┏━━

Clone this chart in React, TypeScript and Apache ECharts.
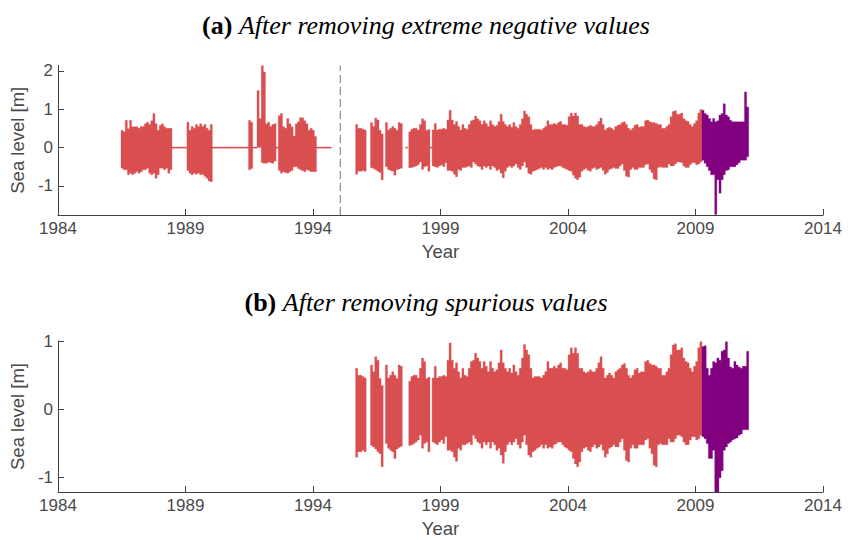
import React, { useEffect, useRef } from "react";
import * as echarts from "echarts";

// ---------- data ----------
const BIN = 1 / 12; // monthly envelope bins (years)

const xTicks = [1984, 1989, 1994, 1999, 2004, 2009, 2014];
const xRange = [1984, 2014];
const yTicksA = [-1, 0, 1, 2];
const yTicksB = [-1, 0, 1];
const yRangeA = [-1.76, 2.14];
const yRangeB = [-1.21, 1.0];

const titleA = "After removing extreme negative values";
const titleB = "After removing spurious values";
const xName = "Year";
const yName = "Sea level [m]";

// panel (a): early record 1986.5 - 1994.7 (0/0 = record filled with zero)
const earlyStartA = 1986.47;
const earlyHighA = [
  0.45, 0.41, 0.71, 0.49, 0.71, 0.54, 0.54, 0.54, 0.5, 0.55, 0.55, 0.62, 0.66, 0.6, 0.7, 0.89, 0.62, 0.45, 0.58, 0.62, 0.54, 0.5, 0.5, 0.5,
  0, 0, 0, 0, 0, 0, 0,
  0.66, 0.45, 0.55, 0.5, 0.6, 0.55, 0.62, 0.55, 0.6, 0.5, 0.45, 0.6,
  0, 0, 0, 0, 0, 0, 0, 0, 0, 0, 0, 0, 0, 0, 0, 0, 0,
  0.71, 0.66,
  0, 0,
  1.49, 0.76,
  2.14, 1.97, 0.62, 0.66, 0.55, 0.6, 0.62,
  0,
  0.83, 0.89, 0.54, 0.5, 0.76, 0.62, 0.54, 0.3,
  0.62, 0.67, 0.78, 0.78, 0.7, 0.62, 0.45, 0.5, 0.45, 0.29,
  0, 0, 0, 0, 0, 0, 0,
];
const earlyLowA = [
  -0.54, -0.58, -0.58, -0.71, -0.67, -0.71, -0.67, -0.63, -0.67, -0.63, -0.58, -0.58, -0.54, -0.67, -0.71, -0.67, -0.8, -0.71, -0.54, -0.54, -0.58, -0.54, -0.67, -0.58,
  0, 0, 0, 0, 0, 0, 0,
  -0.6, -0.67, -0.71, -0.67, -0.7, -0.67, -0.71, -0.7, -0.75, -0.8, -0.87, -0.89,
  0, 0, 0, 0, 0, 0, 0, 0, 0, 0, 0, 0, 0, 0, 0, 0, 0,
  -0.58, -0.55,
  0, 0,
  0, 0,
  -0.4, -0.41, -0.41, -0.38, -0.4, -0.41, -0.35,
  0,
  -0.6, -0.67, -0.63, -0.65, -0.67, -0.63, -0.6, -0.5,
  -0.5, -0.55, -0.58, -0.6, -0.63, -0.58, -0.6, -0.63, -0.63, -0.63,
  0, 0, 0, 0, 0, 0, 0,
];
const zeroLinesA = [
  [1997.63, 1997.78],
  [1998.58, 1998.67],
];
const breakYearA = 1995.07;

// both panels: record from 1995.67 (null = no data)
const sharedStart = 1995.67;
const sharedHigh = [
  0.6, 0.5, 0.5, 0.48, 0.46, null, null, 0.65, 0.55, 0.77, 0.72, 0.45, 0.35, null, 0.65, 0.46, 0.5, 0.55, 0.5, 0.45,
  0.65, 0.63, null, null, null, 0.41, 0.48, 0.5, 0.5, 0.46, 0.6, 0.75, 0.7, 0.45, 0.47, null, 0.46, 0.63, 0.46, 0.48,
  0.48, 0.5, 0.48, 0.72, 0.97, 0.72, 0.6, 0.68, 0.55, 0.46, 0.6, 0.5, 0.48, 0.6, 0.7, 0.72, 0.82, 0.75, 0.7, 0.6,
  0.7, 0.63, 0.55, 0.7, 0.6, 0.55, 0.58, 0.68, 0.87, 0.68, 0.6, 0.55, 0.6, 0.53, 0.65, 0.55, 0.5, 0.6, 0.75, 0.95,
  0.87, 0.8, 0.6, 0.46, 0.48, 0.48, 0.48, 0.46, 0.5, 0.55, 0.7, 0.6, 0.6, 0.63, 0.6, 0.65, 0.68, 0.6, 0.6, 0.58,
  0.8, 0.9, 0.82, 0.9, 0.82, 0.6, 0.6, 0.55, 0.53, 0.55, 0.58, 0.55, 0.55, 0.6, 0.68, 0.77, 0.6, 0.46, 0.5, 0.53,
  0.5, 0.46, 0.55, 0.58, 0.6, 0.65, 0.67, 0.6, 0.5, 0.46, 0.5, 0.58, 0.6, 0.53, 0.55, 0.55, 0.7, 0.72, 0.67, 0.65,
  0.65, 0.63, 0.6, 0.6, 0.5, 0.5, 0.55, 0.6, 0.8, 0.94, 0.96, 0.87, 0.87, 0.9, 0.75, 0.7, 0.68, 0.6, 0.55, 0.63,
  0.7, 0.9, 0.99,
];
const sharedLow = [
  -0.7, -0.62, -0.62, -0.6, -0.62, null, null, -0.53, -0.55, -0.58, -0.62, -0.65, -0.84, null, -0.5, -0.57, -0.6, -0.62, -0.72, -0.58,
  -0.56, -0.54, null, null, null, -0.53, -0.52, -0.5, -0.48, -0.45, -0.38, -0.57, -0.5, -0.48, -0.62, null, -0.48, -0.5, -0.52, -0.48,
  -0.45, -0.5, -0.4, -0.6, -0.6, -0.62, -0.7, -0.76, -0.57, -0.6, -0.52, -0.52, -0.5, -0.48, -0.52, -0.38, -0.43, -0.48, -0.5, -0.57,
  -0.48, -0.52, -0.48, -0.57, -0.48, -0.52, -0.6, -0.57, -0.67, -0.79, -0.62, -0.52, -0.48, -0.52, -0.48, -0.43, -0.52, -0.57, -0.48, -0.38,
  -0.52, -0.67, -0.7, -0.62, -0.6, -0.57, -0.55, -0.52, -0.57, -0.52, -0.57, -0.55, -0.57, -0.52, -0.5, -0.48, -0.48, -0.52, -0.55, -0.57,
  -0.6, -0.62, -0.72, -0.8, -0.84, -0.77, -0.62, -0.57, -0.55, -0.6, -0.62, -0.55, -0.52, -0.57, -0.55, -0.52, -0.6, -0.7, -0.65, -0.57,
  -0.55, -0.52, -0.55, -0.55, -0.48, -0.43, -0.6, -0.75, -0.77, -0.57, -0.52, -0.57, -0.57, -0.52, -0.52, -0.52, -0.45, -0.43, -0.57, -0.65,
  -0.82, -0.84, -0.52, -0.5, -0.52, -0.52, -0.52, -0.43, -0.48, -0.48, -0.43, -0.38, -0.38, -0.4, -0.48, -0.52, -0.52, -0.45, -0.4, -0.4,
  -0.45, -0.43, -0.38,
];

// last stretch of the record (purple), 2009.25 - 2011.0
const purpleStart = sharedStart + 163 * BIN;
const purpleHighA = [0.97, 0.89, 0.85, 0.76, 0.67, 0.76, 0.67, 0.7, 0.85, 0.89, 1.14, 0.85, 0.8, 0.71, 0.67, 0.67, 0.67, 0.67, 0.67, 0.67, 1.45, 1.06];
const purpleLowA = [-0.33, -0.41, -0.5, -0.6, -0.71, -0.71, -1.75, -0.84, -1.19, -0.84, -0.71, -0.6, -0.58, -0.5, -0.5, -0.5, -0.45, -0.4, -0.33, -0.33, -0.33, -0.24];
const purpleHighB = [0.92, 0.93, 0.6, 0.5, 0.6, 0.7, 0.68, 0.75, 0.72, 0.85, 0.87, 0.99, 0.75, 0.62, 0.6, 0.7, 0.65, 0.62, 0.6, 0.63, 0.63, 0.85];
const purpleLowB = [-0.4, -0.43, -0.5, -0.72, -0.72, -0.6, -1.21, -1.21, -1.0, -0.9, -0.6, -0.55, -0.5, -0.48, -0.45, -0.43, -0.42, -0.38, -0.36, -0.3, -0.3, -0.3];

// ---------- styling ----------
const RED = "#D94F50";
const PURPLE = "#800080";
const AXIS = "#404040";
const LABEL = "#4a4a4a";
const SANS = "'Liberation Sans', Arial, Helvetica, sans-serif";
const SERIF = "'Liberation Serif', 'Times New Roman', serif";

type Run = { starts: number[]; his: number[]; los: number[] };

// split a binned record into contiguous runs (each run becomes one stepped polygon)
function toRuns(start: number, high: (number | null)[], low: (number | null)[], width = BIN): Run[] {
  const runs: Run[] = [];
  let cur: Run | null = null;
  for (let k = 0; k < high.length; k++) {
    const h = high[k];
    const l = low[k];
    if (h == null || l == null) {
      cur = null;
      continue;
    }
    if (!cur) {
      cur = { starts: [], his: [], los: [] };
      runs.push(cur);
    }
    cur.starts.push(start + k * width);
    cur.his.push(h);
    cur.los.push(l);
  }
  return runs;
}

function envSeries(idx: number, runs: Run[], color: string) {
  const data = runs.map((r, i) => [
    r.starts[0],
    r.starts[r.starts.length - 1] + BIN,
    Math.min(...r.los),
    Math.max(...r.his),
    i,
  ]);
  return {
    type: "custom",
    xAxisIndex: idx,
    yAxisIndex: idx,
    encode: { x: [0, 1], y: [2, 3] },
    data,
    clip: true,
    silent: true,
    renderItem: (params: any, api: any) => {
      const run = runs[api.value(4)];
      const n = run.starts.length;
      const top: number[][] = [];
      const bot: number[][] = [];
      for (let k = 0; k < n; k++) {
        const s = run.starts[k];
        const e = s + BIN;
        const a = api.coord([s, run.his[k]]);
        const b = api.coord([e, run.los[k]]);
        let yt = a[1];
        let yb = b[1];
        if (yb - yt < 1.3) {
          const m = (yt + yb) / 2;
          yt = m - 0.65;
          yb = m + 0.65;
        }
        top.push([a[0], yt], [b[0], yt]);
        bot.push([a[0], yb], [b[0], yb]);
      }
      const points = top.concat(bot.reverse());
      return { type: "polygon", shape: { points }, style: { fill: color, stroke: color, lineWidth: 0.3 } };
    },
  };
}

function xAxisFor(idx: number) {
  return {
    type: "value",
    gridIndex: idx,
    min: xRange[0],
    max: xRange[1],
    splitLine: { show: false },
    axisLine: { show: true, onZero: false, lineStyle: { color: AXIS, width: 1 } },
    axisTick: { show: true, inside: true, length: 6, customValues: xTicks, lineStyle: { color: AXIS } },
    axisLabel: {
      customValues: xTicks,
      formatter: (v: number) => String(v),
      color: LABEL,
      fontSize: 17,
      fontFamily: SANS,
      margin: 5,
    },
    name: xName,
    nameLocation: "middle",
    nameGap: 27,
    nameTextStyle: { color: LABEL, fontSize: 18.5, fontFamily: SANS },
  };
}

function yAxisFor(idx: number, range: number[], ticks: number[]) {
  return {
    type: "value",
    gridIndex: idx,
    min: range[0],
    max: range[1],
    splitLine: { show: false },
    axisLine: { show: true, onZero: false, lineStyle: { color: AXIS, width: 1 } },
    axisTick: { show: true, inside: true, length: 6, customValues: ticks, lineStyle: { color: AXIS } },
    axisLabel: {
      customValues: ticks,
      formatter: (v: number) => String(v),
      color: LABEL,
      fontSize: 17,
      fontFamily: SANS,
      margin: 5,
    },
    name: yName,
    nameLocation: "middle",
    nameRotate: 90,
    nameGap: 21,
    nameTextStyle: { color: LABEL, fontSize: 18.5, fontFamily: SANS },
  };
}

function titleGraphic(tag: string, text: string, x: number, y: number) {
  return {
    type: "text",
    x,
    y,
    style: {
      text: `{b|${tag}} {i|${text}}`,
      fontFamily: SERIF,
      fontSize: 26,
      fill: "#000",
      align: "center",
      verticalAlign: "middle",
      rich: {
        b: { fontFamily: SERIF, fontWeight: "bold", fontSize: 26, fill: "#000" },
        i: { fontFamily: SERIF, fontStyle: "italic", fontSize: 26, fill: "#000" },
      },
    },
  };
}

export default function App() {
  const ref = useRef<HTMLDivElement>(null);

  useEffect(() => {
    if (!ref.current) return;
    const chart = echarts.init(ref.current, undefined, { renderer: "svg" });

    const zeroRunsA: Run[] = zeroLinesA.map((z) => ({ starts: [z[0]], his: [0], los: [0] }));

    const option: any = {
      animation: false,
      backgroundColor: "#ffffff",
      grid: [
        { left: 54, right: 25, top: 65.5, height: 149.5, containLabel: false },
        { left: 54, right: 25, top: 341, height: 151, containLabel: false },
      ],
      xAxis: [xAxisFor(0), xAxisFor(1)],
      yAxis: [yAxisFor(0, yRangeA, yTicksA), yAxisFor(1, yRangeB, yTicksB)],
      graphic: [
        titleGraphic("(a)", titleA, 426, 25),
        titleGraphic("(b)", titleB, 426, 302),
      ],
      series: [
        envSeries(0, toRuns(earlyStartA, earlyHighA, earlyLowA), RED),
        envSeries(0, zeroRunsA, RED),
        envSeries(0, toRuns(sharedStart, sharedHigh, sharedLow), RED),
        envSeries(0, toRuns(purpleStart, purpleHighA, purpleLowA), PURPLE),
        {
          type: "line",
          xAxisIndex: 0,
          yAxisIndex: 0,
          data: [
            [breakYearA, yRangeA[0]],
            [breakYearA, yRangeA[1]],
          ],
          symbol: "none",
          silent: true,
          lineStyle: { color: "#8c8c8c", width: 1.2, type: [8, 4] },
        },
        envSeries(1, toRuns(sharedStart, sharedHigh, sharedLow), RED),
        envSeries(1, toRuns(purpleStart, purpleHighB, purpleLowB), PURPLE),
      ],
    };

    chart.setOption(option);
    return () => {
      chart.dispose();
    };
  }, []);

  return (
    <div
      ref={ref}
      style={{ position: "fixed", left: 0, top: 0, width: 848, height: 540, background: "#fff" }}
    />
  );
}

┗━━

#### REQUIREMENTS:
The lines from the top of the data above through the one holding "const BIN = 1" are to be repeated exactly, and only those, with no pictures.

#### ANSWER TO THE PROBLEM:
Clone this chart in React, TypeScript and Apache ECharts.
import React, { useEffect, useRef } from "react";
import * as echarts from "echarts";

// ---------- data ----------
const BIN = 1 / 12; // monthly envelope bins (years)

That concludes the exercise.